Task requirements
Stop after the line containing "[4.5, 8, 1.5, 8]];": print each line exactly from the first line of the listing up to that point.

==== Source material ====

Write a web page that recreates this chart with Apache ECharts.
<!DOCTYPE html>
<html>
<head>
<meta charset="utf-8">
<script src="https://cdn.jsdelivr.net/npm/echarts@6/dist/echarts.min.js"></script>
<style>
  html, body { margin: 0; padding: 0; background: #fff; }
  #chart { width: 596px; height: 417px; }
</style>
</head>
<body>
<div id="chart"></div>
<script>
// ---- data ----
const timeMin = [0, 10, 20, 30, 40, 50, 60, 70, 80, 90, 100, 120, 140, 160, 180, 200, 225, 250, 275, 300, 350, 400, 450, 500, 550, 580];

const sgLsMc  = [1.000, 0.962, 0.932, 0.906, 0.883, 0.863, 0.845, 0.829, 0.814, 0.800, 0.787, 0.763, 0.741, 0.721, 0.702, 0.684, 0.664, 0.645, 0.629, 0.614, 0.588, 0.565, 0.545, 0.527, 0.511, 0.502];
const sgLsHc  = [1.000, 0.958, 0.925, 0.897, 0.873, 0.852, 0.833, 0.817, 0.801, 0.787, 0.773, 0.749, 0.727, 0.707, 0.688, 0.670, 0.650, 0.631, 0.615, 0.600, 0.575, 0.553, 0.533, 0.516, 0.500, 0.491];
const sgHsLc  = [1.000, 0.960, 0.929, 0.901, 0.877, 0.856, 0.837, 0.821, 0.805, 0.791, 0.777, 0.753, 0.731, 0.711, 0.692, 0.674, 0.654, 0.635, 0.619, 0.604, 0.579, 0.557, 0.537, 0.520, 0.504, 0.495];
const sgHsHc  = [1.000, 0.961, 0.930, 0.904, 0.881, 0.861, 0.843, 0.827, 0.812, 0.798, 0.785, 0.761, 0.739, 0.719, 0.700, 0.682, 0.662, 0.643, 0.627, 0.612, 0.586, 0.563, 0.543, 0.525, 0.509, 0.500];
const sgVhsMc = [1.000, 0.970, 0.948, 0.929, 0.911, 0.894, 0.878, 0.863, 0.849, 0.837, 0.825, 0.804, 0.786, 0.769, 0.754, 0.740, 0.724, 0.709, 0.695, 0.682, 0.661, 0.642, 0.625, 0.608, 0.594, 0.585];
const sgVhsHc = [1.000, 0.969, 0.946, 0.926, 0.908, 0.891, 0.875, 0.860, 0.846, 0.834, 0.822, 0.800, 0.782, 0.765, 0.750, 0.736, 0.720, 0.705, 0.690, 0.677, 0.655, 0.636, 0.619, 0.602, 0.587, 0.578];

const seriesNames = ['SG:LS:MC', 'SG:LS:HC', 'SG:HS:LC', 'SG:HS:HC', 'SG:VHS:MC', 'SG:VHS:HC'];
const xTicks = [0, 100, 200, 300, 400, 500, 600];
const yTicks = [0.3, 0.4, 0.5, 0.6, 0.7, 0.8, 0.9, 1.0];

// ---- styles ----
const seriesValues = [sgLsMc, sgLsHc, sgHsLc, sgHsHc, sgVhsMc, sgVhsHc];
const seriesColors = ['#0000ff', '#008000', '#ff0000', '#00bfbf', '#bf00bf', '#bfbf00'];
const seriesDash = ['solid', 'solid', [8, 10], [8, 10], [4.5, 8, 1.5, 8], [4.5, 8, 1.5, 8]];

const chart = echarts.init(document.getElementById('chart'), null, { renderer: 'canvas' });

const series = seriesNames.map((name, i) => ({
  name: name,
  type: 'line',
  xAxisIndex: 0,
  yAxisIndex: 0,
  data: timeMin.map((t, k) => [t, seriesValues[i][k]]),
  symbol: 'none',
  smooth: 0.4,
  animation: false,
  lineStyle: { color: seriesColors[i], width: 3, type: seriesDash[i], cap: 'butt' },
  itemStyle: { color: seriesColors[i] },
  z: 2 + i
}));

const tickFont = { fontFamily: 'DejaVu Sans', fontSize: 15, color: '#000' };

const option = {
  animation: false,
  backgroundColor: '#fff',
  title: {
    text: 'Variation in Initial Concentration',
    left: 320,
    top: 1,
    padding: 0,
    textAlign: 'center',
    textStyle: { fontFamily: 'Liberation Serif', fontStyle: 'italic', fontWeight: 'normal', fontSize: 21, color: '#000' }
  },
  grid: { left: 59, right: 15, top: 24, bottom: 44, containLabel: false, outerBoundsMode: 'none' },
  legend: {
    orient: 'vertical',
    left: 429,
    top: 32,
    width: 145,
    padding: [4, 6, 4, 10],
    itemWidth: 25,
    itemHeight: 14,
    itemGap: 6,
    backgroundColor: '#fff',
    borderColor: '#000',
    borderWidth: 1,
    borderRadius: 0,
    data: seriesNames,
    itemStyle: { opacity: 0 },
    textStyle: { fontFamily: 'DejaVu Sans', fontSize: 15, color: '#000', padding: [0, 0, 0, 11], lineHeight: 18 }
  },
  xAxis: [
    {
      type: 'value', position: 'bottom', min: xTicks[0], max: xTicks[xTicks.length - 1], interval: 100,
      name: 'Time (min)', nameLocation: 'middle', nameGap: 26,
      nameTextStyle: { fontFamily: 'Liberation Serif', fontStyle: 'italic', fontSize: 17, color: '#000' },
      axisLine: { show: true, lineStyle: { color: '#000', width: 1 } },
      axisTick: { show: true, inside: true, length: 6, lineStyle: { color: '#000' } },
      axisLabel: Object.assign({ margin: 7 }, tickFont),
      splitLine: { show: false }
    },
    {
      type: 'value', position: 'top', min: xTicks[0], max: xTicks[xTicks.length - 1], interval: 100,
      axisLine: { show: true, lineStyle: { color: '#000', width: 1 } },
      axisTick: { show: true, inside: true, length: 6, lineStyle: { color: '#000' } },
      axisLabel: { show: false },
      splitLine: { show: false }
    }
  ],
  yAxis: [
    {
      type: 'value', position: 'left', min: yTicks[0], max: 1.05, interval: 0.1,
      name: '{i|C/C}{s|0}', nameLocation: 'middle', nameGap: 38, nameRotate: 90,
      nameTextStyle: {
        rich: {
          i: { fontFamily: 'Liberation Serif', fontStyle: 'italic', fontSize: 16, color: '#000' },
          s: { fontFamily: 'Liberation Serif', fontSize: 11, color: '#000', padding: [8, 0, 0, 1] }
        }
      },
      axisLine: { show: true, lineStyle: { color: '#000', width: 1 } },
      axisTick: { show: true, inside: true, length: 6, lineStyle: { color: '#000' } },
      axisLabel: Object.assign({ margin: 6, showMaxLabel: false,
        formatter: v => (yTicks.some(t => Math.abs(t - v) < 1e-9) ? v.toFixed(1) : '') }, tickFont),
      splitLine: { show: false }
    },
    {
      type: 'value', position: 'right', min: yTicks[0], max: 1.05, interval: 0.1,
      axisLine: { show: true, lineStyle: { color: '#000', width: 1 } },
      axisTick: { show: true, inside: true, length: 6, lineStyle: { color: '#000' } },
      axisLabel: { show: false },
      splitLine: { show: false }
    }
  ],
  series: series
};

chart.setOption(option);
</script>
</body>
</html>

====

Solved exercise
Write a web page that recreates this chart with Apache ECharts.
<!DOCTYPE html>
<html>
<head>
<meta charset="utf-8">
<script src="https://cdn.jsdelivr.net/npm/echarts@6/dist/echarts.min.js"></script>
<style>
  html, body { margin: 0; padding: 0; background: #fff; }
  #chart { width: 596px; height: 417px; }
</style>
</head>
<body>
<div id="chart"></div>
<script>
// ---- data ----
const timeMin = [0, 10, 20, 30, 40, 50, 60, 70, 80, 90, 100, 120, 140, 160, 180, 200, 225, 250, 275, 300, 350, 400, 450, 500, 550, 580];

const sgLsMc  = [1.000, 0.962, 0.932, 0.906, 0.883, 0.863, 0.845, 0.829, 0.814, 0.800, 0.787, 0.763, 0.741, 0.721, 0.702, 0.684, 0.664, 0.645, 0.629, 0.614, 0.588, 0.565, 0.545, 0.527, 0.511, 0.502];
const sgLsHc  = [1.000, 0.958, 0.925, 0.897, 0.873, 0.852, 0.833, 0.817, 0.801, 0.787, 0.773, 0.749, 0.727, 0.707, 0.688, 0.670, 0.650, 0.631, 0.615, 0.600, 0.575, 0.553, 0.533, 0.516, 0.500, 0.491];
const sgHsLc  = [1.000, 0.960, 0.929, 0.901, 0.877, 0.856, 0.837, 0.821, 0.805, 0.791, 0.777, 0.753, 0.731, 0.711, 0.692, 0.674, 0.654, 0.635, 0.619, 0.604, 0.579, 0.557, 0.537, 0.520, 0.504, 0.495];
const sgHsHc  = [1.000, 0.961, 0.930, 0.904, 0.881, 0.861, 0.843, 0.827, 0.812, 0.798, 0.785, 0.761, 0.739, 0.719, 0.700, 0.682, 0.662, 0.643, 0.627, 0.612, 0.586, 0.563, 0.543, 0.525, 0.509, 0.500];
const sgVhsMc = [1.000, 0.970, 0.948, 0.929, 0.911, 0.894, 0.878, 0.863, 0.849, 0.837, 0.825, 0.804, 0.786, 0.769, 0.754, 0.740, 0.724, 0.709, 0.695, 0.682, 0.661, 0.642, 0.625, 0.608, 0.594, 0.585];
const sgVhsHc = [1.000, 0.969, 0.946, 0.926, 0.908, 0.891, 0.875, 0.860, 0.846, 0.834, 0.822, 0.800, 0.782, 0.765, 0.750, 0.736, 0.720, 0.705, 0.690, 0.677, 0.655, 0.636, 0.619, 0.602, 0.587, 0.578];

const seriesNames = ['SG:LS:MC', 'SG:LS:HC', 'SG:HS:LC', 'SG:HS:HC', 'SG:VHS:MC', 'SG:VHS:HC'];
const xTicks = [0, 100, 200, 300, 400, 500, 600];
const yTicks = [0.3, 0.4, 0.5, 0.6, 0.7, 0.8, 0.9, 1.0];

// ---- styles ----
const seriesValues = [sgLsMc, sgLsHc, sgHsLc, sgHsHc, sgVhsMc, sgVhsHc];
const seriesColors = ['#0000ff', '#008000', '#ff0000', '#00bfbf', '#bf00bf', '#bfbf00'];
const seriesDash = ['solid', 'solid', [8, 10], [8, 10], [4.5, 8, 1.5, 8], [4.5, 8, 1.5, 8]];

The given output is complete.